RAW DATA —
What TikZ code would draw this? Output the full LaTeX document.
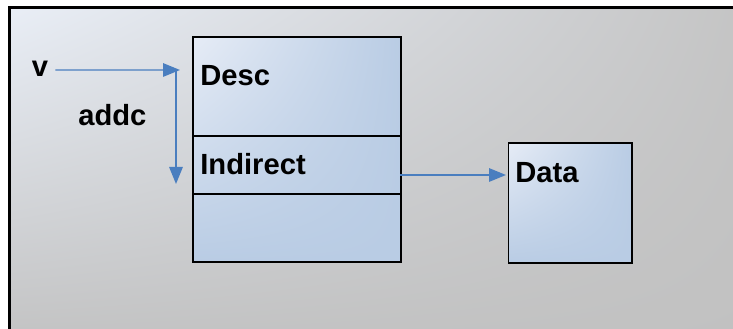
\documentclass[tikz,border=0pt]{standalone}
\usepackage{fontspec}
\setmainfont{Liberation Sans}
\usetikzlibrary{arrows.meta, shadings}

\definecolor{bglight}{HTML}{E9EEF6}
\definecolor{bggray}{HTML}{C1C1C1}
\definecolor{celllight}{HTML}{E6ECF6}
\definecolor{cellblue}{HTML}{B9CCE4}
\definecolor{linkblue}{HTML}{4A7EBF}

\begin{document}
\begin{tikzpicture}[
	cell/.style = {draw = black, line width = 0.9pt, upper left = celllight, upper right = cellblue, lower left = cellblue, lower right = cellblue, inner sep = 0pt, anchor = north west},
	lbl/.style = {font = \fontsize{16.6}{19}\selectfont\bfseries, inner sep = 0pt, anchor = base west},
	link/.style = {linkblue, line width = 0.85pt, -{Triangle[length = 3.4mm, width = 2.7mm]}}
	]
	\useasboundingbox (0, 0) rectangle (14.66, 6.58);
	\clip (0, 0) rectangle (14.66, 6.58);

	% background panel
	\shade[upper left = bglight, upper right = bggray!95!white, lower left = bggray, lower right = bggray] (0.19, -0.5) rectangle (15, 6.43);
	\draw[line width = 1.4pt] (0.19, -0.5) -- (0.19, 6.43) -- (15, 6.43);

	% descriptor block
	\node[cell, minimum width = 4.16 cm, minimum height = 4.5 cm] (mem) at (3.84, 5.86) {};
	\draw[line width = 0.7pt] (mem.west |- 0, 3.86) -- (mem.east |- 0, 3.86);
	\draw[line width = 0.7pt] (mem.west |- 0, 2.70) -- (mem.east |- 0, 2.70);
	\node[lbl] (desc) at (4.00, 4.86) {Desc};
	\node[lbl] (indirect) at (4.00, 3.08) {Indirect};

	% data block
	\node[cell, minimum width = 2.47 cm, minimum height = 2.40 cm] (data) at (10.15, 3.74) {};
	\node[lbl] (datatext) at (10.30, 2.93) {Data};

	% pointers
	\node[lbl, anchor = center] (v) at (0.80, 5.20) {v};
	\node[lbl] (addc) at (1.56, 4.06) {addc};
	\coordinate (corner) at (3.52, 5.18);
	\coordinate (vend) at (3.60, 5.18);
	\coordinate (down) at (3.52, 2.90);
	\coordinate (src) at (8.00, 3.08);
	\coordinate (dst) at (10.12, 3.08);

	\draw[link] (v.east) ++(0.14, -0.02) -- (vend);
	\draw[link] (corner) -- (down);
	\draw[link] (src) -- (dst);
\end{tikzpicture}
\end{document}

WHAT IS ASKED —
Repeat the listing above up to and including the line with "at (10.30, 2.93)", starting from its first line. Drop any pictures.

REPLY TO THE TASK —
What TikZ code would draw this? Output the full LaTeX document.
\documentclass[tikz,border=0pt]{standalone}
\usepackage{fontspec}
\setmainfont{Liberation Sans}
\usetikzlibrary{arrows.meta, shadings}

\definecolor{bglight}{HTML}{E9EEF6}
\definecolor{bggray}{HTML}{C1C1C1}
\definecolor{celllight}{HTML}{E6ECF6}
\definecolor{cellblue}{HTML}{B9CCE4}
\definecolor{linkblue}{HTML}{4A7EBF}

\begin{document}
\begin{tikzpicture}[
	cell/.style = {draw = black, line width = 0.9pt, upper left = celllight, upper right = cellblue, lower left = cellblue, lower right = cellblue, inner sep = 0pt, anchor = north west},
	lbl/.style = {font = \fontsize{16.6}{19}\selectfont\bfseries, inner sep = 0pt, anchor = base west},
	link/.style = {linkblue, line width = 0.85pt, -{Triangle[length = 3.4mm, width = 2.7mm]}}
	]
	\useasboundingbox (0, 0) rectangle (14.66, 6.58);
	\clip (0, 0) rectangle (14.66, 6.58);

	% background panel
	\shade[upper left = bglight, upper right = bggray!95!white, lower left = bggray, lower right = bggray] (0.19, -0.5) rectangle (15, 6.43);
	\draw[line width = 1.4pt] (0.19, -0.5) -- (0.19, 6.43) -- (15, 6.43);

	% descriptor block
	\node[cell, minimum width = 4.16 cm, minimum height = 4.5 cm] (mem) at (3.84, 5.86) {};
	\draw[line width = 0.7pt] (mem.west |- 0, 3.86) -- (mem.east |- 0, 3.86);
	\draw[line width = 0.7pt] (mem.west |- 0, 2.70) -- (mem.east |- 0, 2.70);
	\node[lbl] (desc) at (4.00, 4.86) {Desc};
	\node[lbl] (indirect) at (4.00, 3.08) {Indirect};

	% data block
	\node[cell, minimum width = 2.47 cm, minimum height = 2.40 cm] (data) at (10.15, 3.74) {};
	\node[lbl] (datatext) at (10.30, 2.93) {Data};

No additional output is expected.